======== Listing ========

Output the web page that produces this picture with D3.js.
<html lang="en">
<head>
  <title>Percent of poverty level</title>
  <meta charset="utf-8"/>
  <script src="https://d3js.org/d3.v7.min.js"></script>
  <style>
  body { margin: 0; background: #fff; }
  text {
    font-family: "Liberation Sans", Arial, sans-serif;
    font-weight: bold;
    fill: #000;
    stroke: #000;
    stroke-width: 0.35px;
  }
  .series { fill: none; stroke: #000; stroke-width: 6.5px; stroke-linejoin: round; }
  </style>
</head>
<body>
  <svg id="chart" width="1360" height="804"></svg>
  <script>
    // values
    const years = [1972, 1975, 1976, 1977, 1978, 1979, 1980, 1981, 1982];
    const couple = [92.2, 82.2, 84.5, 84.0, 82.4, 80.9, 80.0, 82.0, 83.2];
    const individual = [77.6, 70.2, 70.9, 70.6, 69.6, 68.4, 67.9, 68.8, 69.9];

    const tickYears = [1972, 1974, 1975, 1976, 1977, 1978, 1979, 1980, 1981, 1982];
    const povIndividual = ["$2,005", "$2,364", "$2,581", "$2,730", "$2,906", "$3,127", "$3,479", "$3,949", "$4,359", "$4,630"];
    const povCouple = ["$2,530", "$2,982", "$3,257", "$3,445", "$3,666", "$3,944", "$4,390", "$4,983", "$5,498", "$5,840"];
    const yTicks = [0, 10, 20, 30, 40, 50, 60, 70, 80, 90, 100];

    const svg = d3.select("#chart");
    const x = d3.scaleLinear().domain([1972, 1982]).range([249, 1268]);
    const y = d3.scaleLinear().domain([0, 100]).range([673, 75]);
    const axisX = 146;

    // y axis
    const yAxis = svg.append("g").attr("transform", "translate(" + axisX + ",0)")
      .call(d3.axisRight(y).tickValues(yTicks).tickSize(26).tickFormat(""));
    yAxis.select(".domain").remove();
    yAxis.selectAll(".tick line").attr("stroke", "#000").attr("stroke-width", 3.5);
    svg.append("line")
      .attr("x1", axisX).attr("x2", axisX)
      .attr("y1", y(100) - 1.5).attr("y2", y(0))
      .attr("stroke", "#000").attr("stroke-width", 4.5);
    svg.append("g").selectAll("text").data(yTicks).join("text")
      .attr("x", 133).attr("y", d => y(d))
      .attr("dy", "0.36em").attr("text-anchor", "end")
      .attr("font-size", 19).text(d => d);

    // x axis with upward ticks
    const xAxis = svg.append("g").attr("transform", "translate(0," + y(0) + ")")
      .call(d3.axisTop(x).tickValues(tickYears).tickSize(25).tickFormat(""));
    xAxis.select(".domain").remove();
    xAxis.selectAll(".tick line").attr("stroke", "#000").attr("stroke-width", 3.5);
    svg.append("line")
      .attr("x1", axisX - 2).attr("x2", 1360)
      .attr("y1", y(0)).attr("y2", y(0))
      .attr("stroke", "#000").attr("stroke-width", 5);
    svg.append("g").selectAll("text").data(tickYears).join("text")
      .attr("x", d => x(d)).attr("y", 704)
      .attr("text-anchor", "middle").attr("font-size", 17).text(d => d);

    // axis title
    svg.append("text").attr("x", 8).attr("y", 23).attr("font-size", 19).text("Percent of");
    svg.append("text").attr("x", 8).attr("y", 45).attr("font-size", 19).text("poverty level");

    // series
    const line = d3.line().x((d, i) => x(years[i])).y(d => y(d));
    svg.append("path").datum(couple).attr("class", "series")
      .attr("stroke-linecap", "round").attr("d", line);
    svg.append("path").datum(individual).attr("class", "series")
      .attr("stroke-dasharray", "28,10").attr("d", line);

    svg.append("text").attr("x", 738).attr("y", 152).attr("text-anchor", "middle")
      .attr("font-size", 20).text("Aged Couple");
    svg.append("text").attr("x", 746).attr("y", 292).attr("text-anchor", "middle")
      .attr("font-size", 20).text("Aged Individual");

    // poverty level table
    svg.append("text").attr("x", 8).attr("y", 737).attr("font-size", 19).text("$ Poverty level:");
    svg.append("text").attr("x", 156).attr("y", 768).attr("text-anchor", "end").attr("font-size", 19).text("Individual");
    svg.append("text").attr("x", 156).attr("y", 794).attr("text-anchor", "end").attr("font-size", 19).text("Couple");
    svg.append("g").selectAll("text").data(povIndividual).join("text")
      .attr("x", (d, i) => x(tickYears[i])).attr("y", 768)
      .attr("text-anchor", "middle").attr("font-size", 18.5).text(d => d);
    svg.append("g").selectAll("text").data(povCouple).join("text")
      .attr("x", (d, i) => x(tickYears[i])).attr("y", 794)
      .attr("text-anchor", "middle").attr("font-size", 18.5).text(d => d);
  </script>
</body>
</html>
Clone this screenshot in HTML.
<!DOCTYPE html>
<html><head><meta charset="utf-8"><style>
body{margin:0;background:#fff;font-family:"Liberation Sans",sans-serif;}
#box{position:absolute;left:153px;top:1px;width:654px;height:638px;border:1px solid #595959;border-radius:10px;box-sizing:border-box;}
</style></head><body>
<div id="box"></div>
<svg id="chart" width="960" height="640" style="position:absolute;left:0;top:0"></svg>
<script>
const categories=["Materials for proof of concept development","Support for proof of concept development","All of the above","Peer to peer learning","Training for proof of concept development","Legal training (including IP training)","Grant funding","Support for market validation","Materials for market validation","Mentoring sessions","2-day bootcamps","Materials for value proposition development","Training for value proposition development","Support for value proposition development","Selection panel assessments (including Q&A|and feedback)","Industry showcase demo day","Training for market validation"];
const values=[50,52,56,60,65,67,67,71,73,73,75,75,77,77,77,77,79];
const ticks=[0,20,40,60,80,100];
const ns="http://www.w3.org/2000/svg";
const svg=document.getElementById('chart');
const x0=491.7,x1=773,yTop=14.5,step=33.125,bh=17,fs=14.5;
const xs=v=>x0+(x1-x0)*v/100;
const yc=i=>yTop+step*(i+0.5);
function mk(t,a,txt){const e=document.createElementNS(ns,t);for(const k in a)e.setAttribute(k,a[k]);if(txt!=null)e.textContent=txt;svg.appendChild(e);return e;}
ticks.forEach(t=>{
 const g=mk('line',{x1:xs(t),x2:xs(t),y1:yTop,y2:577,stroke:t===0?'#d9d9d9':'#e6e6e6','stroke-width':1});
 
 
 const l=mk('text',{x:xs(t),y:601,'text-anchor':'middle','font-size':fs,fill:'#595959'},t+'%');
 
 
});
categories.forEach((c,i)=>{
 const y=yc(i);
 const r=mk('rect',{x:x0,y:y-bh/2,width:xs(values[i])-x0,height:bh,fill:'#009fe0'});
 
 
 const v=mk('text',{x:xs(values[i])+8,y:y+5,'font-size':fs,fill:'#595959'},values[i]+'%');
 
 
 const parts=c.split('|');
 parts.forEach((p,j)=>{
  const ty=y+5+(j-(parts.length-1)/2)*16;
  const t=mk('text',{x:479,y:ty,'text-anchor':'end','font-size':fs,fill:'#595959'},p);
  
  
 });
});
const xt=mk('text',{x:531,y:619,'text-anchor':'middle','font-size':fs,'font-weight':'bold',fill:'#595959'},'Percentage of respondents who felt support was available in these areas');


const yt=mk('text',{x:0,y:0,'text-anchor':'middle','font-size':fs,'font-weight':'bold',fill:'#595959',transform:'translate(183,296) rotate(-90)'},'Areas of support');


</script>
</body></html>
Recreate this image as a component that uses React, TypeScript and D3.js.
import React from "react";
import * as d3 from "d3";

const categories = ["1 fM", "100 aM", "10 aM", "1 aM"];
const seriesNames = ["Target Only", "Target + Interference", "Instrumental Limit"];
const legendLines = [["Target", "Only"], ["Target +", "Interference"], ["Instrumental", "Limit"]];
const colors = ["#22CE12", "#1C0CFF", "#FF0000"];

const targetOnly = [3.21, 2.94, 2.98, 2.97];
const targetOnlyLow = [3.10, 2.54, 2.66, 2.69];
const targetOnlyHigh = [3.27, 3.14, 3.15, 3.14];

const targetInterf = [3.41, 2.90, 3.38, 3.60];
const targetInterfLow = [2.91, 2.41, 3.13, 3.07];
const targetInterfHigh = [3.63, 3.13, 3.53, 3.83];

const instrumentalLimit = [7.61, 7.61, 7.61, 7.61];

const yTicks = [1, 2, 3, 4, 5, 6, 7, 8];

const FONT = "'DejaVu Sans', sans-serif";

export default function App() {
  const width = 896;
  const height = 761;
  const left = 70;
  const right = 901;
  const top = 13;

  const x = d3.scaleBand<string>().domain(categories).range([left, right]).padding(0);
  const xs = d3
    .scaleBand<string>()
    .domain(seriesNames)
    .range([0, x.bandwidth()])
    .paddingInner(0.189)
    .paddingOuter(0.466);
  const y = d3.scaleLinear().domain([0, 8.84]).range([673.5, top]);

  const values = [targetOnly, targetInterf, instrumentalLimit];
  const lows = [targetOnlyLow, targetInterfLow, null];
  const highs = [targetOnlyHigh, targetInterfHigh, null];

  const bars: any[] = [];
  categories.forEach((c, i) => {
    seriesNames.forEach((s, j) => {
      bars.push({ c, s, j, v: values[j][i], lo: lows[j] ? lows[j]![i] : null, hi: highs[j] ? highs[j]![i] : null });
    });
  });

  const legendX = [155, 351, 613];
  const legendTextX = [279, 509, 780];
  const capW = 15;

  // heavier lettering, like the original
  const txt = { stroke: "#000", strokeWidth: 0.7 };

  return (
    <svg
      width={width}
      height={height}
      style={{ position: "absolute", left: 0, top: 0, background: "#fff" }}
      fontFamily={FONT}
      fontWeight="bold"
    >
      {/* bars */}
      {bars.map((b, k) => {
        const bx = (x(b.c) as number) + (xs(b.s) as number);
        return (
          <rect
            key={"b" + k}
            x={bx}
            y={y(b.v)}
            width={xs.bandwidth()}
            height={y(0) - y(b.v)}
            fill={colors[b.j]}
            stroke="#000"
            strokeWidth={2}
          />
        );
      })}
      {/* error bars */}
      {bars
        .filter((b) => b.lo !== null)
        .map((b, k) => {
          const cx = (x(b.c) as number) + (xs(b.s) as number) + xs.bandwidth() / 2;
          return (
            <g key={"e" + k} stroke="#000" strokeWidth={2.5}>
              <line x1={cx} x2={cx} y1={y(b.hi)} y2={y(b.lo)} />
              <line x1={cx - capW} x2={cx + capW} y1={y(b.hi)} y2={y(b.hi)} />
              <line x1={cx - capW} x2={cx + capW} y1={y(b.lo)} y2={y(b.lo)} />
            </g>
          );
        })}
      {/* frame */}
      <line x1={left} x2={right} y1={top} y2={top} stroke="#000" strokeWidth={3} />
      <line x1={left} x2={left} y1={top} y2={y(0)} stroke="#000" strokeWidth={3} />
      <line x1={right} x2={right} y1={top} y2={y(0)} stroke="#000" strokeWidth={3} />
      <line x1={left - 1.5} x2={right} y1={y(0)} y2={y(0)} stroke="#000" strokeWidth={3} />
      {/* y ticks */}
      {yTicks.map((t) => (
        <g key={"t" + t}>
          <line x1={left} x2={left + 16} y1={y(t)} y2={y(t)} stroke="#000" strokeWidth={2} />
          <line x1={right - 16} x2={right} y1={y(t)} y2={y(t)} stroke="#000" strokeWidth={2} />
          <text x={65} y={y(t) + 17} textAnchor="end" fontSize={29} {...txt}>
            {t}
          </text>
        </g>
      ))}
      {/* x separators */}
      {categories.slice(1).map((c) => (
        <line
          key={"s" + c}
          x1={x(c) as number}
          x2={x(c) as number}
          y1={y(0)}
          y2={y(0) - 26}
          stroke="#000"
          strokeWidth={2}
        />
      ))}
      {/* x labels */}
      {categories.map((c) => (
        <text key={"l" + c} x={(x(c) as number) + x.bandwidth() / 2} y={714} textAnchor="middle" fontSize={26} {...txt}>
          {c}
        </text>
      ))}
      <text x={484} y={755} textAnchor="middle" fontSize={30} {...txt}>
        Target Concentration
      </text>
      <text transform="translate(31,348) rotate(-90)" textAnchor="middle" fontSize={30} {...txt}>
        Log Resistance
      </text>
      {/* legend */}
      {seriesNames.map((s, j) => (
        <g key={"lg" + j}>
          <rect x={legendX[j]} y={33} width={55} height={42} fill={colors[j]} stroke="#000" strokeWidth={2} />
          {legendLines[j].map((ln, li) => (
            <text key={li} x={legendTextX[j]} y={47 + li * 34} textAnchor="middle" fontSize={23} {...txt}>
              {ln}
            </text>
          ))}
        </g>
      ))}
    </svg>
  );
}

========

(Directions):
Above are the records; from them, give again exactly the lines from the one containing "Recreate this image" to the one containing "const top = 13;", both lines included, and nothing more.

(Full answer):
Recreate this image as a component that uses React, TypeScript and D3.js.
import React from "react";
import * as d3 from "d3";

const categories = ["1 fM", "100 aM", "10 aM", "1 aM"];
const seriesNames = ["Target Only", "Target + Interference", "Instrumental Limit"];
const legendLines = [["Target", "Only"], ["Target +", "Interference"], ["Instrumental", "Limit"]];
const colors = ["#22CE12", "#1C0CFF", "#FF0000"];

const targetOnly = [3.21, 2.94, 2.98, 2.97];
const targetOnlyLow = [3.10, 2.54, 2.66, 2.69];
const targetOnlyHigh = [3.27, 3.14, 3.15, 3.14];

const targetInterf = [3.41, 2.90, 3.38, 3.60];
const targetInterfLow = [2.91, 2.41, 3.13, 3.07];
const targetInterfHigh = [3.63, 3.13, 3.53, 3.83];

const instrumentalLimit = [7.61, 7.61, 7.61, 7.61];

const yTicks = [1, 2, 3, 4, 5, 6, 7, 8];

const FONT = "'DejaVu Sans', sans-serif";

export default function App() {
  const width = 896;
  const height = 761;
  const left = 70;
  const right = 901;
  const top = 13;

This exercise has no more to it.